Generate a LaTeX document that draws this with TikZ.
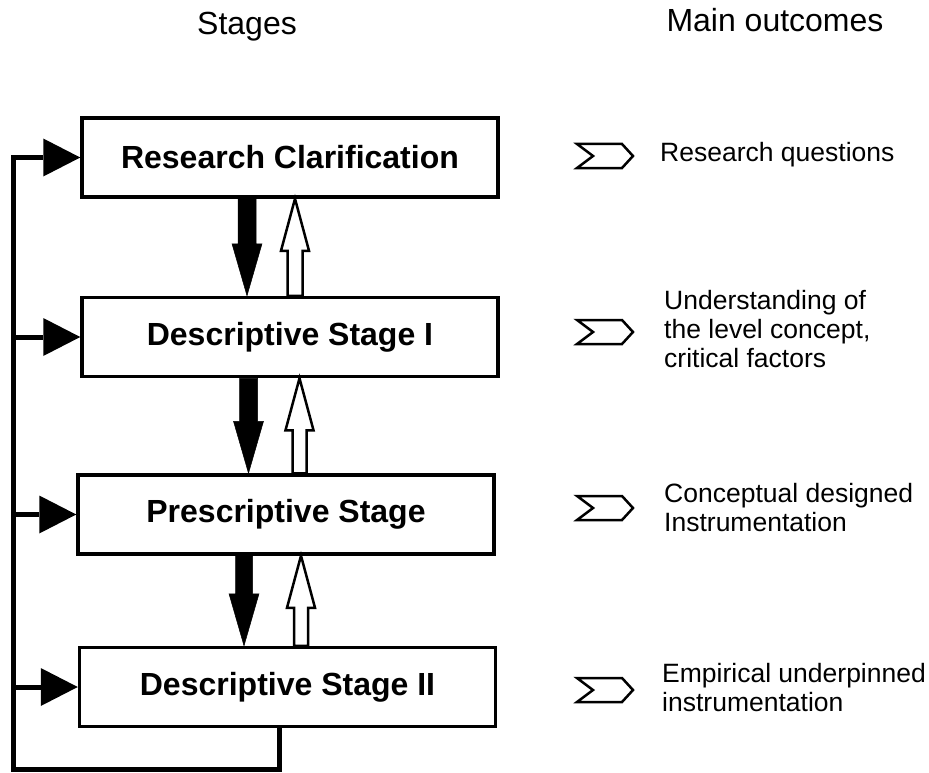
\documentclass[tikz,border=0pt]{standalone}
\usepackage{fontspec}
\setmainfont{Liberation Sans}
\usetikzlibrary{positioning,calc,arrows.meta}

% block arrow: style, shaft half width, head half width, start, tip
\newcommand{\blockarrow}[5]{%
	\coordinate (ba-s) at #4;
	\coordinate (ba-e) at #5;
	\coordinate (ba-h) at ($(ba-e)!52pt!(ba-s)$);
	\draw[#1] ($(ba-s)!#2!90:(ba-e)$) -- ($(ba-h)!#2!90:(ba-e)$) -- ($(ba-h)!#3!90:(ba-e)$)
		-- (ba-e) -- ($(ba-h)!#3!-90:(ba-e)$) -- ($(ba-h)!#2!-90:(ba-e)$) -- ($(ba-s)!#2!-90:(ba-e)$) -- cycle;
}

\tikzset{
	chev/.pic={\draw[line width=2.5pt, line join=miter] (-28,-12) -- (17,-12) -- (28,0) -- (17,12) -- (-28,12) -- (-12,0) -- cycle;}
}

\begin{document}
\begin{tikzpicture}[x=1pt, y=-1pt,
		stagebox/.style={draw, line width=3.5pt, minimum width=416pt, minimum height=79pt, font=\bfseries\fontsize{32}{38}\selectfont},
		heading/.style={font=\fontsize{32}{38}\selectfont, inner sep=0pt},
		outcome/.style={anchor=west, align=left, inner sep=0pt, font=\fontsize{26.5}{29}\selectfont},
		down/.style={draw, fill=black, line width=0.5pt, line join=miter},
		up/.style={draw, fill=white, line width=2.5pt, line join=miter},
		feedback/.style={line width=5pt, line join=miter}]
		\useasboundingbox (0,0) rectangle (929,773);

		\node[heading, anchor=base] (stages) at (247,35) {Stages};
		\node[heading, anchor=base] (outcomes) at (775,32) {Main outcomes};

		\node[stagebox] (rc) at (290,157.5) {Research Clarification};
		\node[stagebox, below=97pt of rc] (ds1) {Descriptive Stage I};
		\node[stagebox, below=95pt of ds1, xshift=-4pt] (ps) {Prescriptive Stage};
		\node[stagebox, below=90pt of ps, xshift=1.5pt] (ds2) {Descriptive Stage II};

		\blockarrow{down}{9pt}{15pt}{([xshift=-43pt]rc.south)}{([xshift=-43pt]rc.south |- ds1.north)}
		\blockarrow{up}{7.5pt}{14pt}{([xshift=5pt]rc.south |- ds1.north)}{([xshift=5pt]rc.south)}
		\blockarrow{down}{9pt}{15pt}{([xshift=-41.5pt]ds1.south)}{([xshift=-41.5pt]ds1.south |- ps.north)}
		\blockarrow{up}{7pt}{14pt}{([xshift=9.5pt]ds1.south |- ps.north)}{([xshift=9.5pt]ds1.south)}
		\blockarrow{down}{8.5pt}{15pt}{([xshift=-42pt]ps.south)}{([xshift=-42pt]ps.south |- ds2.north)}
		\blockarrow{up}{7pt}{14pt}{([xshift=15pt]ps.south |- ds2.north)}{([xshift=15pt]ps.south)}

		% feedback loop back into every stage
		\coordinate (loop) at (13,769);
		\draw[feedback, -{Triangle[length=37pt, width=38pt, line width=0pt]}] ([xshift=-8pt]ds2.south) |- (loop) |- (rc.west);
		\draw[feedback, -{Triangle[length=37pt, width=38pt, line width=0pt]}] (loop |- ds1.west) -- (ds1.west);
		\draw[feedback, -{Triangle[length=37pt, width=38pt, line width=0pt]}] (loop |- ps.west) -- (ps.west);
		\draw[feedback, -{Triangle[length=37pt, width=38pt, line width=0pt]}] (loop |- ds2.west) -- (ds2.west);

		\pic (m1) at (605,156) {chev};
		\pic (m2) at (605,332) {chev};
		\pic (m3) at (605,508) {chev};
		\pic (m4) at (605,690) {chev};

		\node[outcome] (o1) at (660,155) {Research questions};
		\node[outcome] (o2) at (664,329) {Understanding of\\the level concept,\\critical factors};
		\node[outcome] (o3) at (664,508) {Conceptual designed\\Instrumentation};
		\node[outcome] (o4) at (662,688) {Empirical underpinned\\instrumentation};
	\end{tikzpicture}
\end{document}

******

(Exercise requirements)
Give every line above again exactly, with no pictures.

(Written response)
Generate a LaTeX document that draws this with TikZ.
\documentclass[tikz,border=0pt]{standalone}
\usepackage{fontspec}
\setmainfont{Liberation Sans}
\usetikzlibrary{positioning,calc,arrows.meta}

% block arrow: style, shaft half width, head half width, start, tip
\newcommand{\blockarrow}[5]{%
	\coordinate (ba-s) at #4;
	\coordinate (ba-e) at #5;
	\coordinate (ba-h) at ($(ba-e)!52pt!(ba-s)$);
	\draw[#1] ($(ba-s)!#2!90:(ba-e)$) -- ($(ba-h)!#2!90:(ba-e)$) -- ($(ba-h)!#3!90:(ba-e)$)
		-- (ba-e) -- ($(ba-h)!#3!-90:(ba-e)$) -- ($(ba-h)!#2!-90:(ba-e)$) -- ($(ba-s)!#2!-90:(ba-e)$) -- cycle;
}

\tikzset{
	chev/.pic={\draw[line width=2.5pt, line join=miter] (-28,-12) -- (17,-12) -- (28,0) -- (17,12) -- (-28,12) -- (-12,0) -- cycle;}
}

\begin{document}
\begin{tikzpicture}[x=1pt, y=-1pt,
		stagebox/.style={draw, line width=3.5pt, minimum width=416pt, minimum height=79pt, font=\bfseries\fontsize{32}{38}\selectfont},
		heading/.style={font=\fontsize{32}{38}\selectfont, inner sep=0pt},
		outcome/.style={anchor=west, align=left, inner sep=0pt, font=\fontsize{26.5}{29}\selectfont},
		down/.style={draw, fill=black, line width=0.5pt, line join=miter},
		up/.style={draw, fill=white, line width=2.5pt, line join=miter},
		feedback/.style={line width=5pt, line join=miter}]
		\useasboundingbox (0,0) rectangle (929,773);

		\node[heading, anchor=base] (stages) at (247,35) {Stages};
		\node[heading, anchor=base] (outcomes) at (775,32) {Main outcomes};

		\node[stagebox] (rc) at (290,157.5) {Research Clarification};
		\node[stagebox, below=97pt of rc] (ds1) {Descriptive Stage I};
		\node[stagebox, below=95pt of ds1, xshift=-4pt] (ps) {Prescriptive Stage};
		\node[stagebox, below=90pt of ps, xshift=1.5pt] (ds2) {Descriptive Stage II};

		\blockarrow{down}{9pt}{15pt}{([xshift=-43pt]rc.south)}{([xshift=-43pt]rc.south |- ds1.north)}
		\blockarrow{up}{7.5pt}{14pt}{([xshift=5pt]rc.south |- ds1.north)}{([xshift=5pt]rc.south)}
		\blockarrow{down}{9pt}{15pt}{([xshift=-41.5pt]ds1.south)}{([xshift=-41.5pt]ds1.south |- ps.north)}
		\blockarrow{up}{7pt}{14pt}{([xshift=9.5pt]ds1.south |- ps.north)}{([xshift=9.5pt]ds1.south)}
		\blockarrow{down}{8.5pt}{15pt}{([xshift=-42pt]ps.south)}{([xshift=-42pt]ps.south |- ds2.north)}
		\blockarrow{up}{7pt}{14pt}{([xshift=15pt]ps.south |- ds2.north)}{([xshift=15pt]ps.south)}

		% feedback loop back into every stage
		\coordinate (loop) at (13,769);
		\draw[feedback, -{Triangle[length=37pt, width=38pt, line width=0pt]}] ([xshift=-8pt]ds2.south) |- (loop) |- (rc.west);
		\draw[feedback, -{Triangle[length=37pt, width=38pt, line width=0pt]}] (loop |- ds1.west) -- (ds1.west);
		\draw[feedback, -{Triangle[length=37pt, width=38pt, line width=0pt]}] (loop |- ps.west) -- (ps.west);
		\draw[feedback, -{Triangle[length=37pt, width=38pt, line width=0pt]}] (loop |- ds2.west) -- (ds2.west);

		\pic (m1) at (605,156) {chev};
		\pic (m2) at (605,332) {chev};
		\pic (m3) at (605,508) {chev};
		\pic (m4) at (605,690) {chev};

		\node[outcome] (o1) at (660,155) {Research questions};
		\node[outcome] (o2) at (664,329) {Understanding of\\the level concept,\\critical factors};
		\node[outcome] (o3) at (664,508) {Conceptual designed\\Instrumentation};
		\node[outcome] (o4) at (662,688) {Empirical underpinned\\instrumentation};
	\end{tikzpicture}
\end{document}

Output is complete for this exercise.